9 thoughts on “Use elevator=noop For Linux Virtual Machines”

  1. Just a note, VMware recommends either noop or deadline scheduler (KB 2011861).
    We use deadline scheduler for our workload (a fairly write-intensive virtual appliance).

  2. > The hypervisor makes the requests to the actual hardware based on its own order.

    It’s even worse than that because the hypervisor doesn’t actually know whats going on with the underlying storage either, the device it makes its IO requests to, whether local RAID, iSCSI or FC is the first device in the chain that has _any_ actual knowledge of the underlying disks. The storage controller is going to have its own elevators and scheduling and the underlying storage units (disks, SSDs) have their own firmware and do their own management with elevators and wear leveling. The one thing that the hypervisor doing its own IO coalescing has going for it is that there is probably significant round trip latency and IO command limitations so queuing before unleashing a torrent of IO requests to the storage controller CPU may make sense.
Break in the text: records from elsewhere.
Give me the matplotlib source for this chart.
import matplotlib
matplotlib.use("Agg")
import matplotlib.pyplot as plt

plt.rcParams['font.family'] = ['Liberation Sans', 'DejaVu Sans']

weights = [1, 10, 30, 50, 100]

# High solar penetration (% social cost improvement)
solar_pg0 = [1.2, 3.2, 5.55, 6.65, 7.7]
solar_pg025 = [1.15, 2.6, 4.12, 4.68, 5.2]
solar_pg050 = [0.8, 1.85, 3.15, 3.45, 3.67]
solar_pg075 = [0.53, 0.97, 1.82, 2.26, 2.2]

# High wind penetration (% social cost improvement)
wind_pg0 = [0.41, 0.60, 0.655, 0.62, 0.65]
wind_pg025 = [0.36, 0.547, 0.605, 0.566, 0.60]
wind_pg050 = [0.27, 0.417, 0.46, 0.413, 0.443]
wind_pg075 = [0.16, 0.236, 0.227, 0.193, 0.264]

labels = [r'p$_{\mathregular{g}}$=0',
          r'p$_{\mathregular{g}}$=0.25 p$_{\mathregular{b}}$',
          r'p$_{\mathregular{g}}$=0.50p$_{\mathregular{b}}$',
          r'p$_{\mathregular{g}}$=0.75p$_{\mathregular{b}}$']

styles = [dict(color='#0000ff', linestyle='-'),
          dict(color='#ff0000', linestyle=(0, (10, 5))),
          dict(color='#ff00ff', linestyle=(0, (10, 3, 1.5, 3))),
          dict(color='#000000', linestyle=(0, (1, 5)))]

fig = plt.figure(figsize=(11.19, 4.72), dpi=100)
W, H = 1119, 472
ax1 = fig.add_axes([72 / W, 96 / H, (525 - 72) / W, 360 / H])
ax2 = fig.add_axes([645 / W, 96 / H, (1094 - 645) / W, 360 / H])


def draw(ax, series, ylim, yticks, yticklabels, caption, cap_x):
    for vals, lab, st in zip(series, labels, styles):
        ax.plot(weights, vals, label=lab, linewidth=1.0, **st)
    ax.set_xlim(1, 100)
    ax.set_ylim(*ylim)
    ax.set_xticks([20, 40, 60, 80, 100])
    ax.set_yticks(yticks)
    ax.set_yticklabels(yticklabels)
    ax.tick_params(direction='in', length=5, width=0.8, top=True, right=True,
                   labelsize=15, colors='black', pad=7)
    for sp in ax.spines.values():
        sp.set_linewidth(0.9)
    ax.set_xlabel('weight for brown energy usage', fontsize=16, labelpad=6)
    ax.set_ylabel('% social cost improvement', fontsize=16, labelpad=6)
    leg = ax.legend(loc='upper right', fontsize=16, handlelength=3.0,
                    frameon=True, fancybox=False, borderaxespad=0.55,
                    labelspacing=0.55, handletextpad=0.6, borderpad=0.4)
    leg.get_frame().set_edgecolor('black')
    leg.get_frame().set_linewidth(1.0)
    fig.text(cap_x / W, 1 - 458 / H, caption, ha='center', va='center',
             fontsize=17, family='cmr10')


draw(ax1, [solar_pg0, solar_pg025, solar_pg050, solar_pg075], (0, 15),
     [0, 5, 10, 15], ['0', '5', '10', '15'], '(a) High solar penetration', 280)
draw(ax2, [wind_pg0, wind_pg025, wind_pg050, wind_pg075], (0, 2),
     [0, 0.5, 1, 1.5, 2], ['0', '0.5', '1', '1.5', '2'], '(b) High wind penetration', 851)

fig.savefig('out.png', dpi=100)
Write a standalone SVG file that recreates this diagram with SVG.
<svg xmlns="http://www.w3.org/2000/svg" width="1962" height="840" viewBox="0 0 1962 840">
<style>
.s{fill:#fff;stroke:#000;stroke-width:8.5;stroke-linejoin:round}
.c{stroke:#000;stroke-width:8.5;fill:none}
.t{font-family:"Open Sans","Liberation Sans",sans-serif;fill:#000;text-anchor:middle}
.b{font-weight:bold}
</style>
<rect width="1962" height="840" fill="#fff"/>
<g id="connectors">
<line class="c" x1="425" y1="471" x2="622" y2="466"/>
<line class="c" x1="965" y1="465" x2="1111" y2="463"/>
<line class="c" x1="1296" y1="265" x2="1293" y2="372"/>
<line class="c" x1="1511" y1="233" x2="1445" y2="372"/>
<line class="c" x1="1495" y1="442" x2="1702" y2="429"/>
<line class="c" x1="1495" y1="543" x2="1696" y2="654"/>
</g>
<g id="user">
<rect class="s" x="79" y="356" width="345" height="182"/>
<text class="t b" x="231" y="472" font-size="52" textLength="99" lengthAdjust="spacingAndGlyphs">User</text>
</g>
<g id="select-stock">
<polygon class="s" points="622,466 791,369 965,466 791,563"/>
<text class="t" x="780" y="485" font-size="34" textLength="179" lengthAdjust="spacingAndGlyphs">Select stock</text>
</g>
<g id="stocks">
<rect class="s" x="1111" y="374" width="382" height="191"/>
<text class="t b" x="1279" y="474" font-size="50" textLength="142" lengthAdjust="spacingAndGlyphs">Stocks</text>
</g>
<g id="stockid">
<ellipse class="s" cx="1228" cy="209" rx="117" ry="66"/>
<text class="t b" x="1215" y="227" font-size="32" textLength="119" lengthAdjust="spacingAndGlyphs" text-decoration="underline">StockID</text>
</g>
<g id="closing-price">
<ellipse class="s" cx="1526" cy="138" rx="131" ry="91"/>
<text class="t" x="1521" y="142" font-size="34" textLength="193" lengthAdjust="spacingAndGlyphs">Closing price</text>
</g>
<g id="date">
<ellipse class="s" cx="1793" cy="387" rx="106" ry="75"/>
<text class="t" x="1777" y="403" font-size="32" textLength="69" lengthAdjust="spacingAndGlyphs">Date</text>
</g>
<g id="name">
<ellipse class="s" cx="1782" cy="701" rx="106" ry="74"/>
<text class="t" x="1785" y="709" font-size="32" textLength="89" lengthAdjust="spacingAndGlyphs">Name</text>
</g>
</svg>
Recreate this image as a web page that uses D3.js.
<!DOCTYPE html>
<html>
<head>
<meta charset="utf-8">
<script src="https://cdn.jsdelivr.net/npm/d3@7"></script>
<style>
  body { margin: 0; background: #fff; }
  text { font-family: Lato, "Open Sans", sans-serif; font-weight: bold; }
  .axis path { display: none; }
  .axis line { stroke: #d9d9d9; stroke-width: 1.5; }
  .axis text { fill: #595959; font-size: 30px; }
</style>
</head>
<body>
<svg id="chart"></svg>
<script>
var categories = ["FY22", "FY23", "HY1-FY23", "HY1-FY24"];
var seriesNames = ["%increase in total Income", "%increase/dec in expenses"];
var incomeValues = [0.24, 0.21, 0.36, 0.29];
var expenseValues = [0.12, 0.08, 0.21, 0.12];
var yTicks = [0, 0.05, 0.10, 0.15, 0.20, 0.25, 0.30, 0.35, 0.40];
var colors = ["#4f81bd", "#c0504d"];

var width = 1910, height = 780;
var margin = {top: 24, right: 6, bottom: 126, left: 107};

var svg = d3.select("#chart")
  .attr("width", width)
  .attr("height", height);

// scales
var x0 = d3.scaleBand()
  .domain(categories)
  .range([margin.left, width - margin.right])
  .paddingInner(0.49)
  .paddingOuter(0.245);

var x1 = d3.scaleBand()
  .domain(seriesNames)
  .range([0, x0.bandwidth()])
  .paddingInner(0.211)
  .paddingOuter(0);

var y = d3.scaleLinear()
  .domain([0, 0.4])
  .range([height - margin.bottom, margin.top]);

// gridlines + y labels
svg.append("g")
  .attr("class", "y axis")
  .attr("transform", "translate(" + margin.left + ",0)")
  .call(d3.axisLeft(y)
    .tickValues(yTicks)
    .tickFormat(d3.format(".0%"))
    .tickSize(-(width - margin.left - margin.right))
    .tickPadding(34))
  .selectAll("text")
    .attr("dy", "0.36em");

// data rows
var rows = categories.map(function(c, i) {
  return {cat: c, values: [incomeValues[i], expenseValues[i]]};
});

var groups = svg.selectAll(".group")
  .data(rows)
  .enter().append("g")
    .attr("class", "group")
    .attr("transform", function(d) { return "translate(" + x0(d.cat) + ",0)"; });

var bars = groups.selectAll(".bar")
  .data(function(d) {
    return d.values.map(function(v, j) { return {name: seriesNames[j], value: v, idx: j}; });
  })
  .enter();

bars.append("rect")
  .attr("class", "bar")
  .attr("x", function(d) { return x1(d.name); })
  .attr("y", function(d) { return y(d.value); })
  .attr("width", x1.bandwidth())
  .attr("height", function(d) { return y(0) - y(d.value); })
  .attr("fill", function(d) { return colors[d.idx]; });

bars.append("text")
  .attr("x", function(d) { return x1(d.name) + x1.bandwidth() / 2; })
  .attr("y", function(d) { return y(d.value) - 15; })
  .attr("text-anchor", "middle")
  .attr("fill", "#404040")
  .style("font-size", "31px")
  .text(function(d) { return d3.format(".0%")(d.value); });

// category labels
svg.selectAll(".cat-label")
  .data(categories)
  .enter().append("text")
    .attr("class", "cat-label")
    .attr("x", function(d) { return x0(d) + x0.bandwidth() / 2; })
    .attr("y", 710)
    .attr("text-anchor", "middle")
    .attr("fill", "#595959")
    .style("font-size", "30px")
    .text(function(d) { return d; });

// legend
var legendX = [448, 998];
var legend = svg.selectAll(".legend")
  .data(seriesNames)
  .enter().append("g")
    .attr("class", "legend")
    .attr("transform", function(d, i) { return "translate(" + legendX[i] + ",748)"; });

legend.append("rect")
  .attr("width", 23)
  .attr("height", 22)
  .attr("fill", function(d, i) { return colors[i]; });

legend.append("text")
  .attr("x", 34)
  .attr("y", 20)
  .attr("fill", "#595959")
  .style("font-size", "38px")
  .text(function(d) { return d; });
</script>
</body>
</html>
  3. Regarding the Puppet snippet, I believe you want to check the $::is_virtual fact, which is false if the machine is physical ($::virtual = ‘physical’ in that case, which means the augeaus resource would still get created).

    • I believe you are correct, those inherit tuning parameters from their parent. If those technologies involve mounting loopback filesystems there might be an opportunity for tuning there.

  4. It’s interesting to see that in the SPECvirt benchmarks of ESXi hosts, they seem to always configure all VMs with the deadline scheduler (check the full result disclosures):
    http://www.spec.org/virt_sc2013/results/
    http://www.spec.org/virt_sc2010/results/

    It would be interesting to see some real comparison between different IO schedulers and how they affect various IO workloads.

    Also looking at the notes they tune quite a few parameters in the GuestOS, perhaps a few of them are worth to check out generally for our templates.